* _DATASET CONTENT_:
──────────
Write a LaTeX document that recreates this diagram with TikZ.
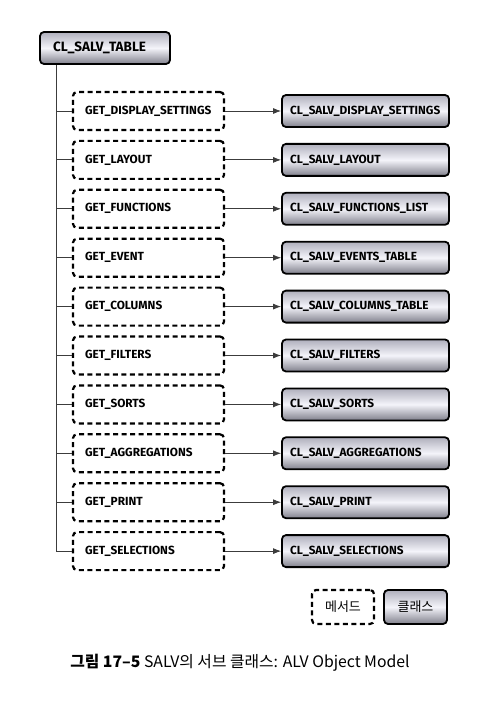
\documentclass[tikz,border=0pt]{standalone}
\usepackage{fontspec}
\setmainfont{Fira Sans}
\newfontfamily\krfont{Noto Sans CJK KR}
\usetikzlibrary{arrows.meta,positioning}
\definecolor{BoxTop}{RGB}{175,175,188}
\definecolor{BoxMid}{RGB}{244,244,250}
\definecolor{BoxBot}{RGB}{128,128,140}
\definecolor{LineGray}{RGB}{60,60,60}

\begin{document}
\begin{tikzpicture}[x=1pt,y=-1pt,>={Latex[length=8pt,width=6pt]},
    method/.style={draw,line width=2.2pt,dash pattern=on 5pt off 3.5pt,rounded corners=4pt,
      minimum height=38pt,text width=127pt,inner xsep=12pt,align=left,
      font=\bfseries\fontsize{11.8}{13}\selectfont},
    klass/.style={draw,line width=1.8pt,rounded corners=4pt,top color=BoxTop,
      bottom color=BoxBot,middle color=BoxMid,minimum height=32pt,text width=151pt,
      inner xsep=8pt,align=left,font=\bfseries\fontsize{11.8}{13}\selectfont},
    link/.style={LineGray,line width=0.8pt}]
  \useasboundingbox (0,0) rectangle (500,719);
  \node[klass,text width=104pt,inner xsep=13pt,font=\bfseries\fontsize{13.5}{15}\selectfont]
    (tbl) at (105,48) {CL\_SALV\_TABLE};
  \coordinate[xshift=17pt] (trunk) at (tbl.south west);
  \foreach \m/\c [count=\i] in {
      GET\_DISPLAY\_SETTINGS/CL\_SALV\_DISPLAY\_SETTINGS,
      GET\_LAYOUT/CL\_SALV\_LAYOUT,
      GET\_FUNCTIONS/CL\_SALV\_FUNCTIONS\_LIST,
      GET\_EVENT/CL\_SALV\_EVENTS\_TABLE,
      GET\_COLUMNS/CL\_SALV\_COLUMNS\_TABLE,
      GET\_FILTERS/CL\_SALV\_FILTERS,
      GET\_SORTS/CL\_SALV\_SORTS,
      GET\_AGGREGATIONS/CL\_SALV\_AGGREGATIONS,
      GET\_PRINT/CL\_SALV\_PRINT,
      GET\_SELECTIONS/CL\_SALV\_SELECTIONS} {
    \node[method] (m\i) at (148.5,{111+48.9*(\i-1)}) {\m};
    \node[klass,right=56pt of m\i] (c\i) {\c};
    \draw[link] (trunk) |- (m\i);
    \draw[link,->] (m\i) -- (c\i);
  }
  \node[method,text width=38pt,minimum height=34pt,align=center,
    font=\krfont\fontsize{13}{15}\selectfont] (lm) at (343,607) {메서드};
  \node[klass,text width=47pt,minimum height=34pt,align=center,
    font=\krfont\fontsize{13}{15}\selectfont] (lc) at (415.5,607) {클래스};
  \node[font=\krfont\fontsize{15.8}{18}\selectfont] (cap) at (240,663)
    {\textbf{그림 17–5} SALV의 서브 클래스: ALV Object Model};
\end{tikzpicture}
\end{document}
──────────
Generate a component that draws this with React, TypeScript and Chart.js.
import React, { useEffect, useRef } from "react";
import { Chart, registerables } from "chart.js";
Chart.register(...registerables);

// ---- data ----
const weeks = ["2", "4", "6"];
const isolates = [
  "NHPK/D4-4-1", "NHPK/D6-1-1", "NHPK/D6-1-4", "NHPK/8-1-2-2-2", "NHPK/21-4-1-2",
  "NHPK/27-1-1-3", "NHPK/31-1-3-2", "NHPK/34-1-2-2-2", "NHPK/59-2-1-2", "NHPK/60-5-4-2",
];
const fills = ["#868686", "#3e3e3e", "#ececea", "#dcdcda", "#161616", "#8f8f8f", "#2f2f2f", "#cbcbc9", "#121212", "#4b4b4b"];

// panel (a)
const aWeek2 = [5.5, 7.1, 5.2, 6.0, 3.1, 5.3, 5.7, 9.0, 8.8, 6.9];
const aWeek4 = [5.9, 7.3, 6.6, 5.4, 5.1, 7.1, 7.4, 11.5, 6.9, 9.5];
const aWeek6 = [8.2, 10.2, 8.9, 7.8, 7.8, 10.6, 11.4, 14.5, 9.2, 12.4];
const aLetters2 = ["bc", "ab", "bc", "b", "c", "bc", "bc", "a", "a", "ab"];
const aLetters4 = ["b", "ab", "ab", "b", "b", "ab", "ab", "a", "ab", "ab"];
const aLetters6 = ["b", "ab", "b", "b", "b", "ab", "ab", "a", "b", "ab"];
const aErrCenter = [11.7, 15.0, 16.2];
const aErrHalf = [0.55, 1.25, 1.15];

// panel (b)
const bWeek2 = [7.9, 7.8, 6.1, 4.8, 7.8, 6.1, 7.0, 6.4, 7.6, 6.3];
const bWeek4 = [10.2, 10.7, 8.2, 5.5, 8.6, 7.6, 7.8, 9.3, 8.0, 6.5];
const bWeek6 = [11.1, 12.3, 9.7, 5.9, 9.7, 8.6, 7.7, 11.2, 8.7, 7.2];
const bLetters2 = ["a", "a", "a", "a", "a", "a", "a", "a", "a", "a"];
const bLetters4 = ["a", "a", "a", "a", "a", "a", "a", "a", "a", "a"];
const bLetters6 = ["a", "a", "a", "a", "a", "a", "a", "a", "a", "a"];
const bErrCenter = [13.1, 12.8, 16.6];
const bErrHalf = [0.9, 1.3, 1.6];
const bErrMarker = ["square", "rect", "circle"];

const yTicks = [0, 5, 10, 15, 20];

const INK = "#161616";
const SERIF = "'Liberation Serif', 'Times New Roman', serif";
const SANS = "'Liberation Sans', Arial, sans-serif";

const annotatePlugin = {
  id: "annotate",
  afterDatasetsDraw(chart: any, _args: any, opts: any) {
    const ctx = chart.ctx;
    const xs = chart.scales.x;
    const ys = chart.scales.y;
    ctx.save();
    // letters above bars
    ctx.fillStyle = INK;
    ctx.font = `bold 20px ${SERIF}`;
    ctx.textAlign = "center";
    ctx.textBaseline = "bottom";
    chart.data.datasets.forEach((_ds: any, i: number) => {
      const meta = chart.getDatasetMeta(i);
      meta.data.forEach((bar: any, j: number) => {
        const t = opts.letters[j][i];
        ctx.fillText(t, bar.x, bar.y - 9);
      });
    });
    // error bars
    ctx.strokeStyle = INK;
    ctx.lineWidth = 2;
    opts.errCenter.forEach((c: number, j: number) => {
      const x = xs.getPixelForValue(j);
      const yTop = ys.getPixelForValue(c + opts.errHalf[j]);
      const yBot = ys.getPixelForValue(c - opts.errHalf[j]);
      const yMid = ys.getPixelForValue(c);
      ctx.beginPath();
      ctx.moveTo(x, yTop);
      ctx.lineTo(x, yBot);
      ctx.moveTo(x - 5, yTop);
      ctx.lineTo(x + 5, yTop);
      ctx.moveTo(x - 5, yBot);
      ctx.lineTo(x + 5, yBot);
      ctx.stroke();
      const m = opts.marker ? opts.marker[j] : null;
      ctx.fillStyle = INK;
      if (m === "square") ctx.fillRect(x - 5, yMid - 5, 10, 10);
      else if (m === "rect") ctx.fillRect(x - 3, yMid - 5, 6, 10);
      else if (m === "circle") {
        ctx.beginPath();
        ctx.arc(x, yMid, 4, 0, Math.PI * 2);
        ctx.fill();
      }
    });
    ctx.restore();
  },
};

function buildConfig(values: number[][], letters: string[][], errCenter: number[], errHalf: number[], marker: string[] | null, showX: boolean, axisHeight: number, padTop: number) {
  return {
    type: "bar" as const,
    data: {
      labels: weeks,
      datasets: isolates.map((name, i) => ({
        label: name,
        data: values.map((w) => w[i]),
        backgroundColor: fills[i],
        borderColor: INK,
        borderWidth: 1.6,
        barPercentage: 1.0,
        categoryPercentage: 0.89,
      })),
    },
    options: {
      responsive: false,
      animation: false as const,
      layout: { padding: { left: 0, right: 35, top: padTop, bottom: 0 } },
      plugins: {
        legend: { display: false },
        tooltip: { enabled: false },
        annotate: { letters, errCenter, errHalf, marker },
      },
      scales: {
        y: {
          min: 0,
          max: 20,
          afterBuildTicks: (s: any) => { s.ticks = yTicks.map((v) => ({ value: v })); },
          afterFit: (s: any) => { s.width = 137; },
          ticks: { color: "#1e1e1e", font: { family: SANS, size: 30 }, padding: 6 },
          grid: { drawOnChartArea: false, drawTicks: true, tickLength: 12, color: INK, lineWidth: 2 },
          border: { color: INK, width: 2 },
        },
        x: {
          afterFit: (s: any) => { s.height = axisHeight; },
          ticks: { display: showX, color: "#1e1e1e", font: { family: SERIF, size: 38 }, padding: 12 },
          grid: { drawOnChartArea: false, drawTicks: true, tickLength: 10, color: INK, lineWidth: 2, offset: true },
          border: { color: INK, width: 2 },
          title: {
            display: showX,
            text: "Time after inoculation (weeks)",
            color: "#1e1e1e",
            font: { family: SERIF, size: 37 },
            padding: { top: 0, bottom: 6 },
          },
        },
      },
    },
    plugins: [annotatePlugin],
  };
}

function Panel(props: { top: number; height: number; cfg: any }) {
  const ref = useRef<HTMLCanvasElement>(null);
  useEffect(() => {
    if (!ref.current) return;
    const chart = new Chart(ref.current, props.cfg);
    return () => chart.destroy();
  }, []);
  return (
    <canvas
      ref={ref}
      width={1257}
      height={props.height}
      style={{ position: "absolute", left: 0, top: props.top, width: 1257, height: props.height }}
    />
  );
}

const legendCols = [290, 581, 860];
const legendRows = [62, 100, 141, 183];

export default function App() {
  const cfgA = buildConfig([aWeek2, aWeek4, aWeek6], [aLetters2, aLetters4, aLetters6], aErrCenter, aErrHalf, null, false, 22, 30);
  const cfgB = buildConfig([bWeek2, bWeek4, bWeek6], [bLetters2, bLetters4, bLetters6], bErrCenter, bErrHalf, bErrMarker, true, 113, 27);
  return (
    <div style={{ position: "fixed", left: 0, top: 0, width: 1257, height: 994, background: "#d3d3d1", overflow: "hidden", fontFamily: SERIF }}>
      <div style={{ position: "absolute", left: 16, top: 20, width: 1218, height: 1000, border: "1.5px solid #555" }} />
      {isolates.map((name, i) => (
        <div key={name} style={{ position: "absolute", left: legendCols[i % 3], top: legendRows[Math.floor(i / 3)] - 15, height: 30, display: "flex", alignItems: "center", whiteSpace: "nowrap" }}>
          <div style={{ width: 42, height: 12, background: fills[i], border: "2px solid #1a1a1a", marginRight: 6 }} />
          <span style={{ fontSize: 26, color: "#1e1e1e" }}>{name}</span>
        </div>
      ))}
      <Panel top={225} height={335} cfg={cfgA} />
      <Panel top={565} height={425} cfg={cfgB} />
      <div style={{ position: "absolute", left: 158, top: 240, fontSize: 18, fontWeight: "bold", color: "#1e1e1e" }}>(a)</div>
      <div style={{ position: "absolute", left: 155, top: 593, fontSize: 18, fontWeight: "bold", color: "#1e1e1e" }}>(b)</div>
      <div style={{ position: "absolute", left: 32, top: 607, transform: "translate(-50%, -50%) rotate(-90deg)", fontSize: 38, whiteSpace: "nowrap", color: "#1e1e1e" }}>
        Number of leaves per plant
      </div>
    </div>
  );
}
──────────
* _EXERCISE REQUIREMENTS_: Copy out exactly the lines from the one containing "Generate a component" to the one containing "const aErrHalf = [0.55, 1.25, 1.15];", both ends inclusive.

* _REPLY TO THE EXERCISE_:
Generate a component that draws this with React, TypeScript and Chart.js.
import React, { useEffect, useRef } from "react";
import { Chart, registerables } from "chart.js";
Chart.register(...registerables);

// ---- data ----
const weeks = ["2", "4", "6"];
const isolates = [
  "NHPK/D4-4-1", "NHPK/D6-1-1", "NHPK/D6-1-4", "NHPK/8-1-2-2-2", "NHPK/21-4-1-2",
  "NHPK/27-1-1-3", "NHPK/31-1-3-2", "NHPK/34-1-2-2-2", "NHPK/59-2-1-2", "NHPK/60-5-4-2",
];
const fills = ["#868686", "#3e3e3e", "#ececea", "#dcdcda", "#161616", "#8f8f8f", "#2f2f2f", "#cbcbc9", "#121212", "#4b4b4b"];

// panel (a)
const aWeek2 = [5.5, 7.1, 5.2, 6.0, 3.1, 5.3, 5.7, 9.0, 8.8, 6.9];
const aWeek4 = [5.9, 7.3, 6.6, 5.4, 5.1, 7.1, 7.4, 11.5, 6.9, 9.5];
const aWeek6 = [8.2, 10.2, 8.9, 7.8, 7.8, 10.6, 11.4, 14.5, 9.2, 12.4];
const aLetters2 = ["bc", "ab", "bc", "b", "c", "bc", "bc", "a", "a", "ab"];
const aLetters4 = ["b", "ab", "ab", "b", "b", "ab", "ab", "a", "ab", "ab"];
const aLetters6 = ["b", "ab", "b", "b", "b", "ab", "ab", "a", "b", "ab"];
const aErrCenter = [11.7, 15.0, 16.2];
const aErrHalf = [0.55, 1.25, 1.15];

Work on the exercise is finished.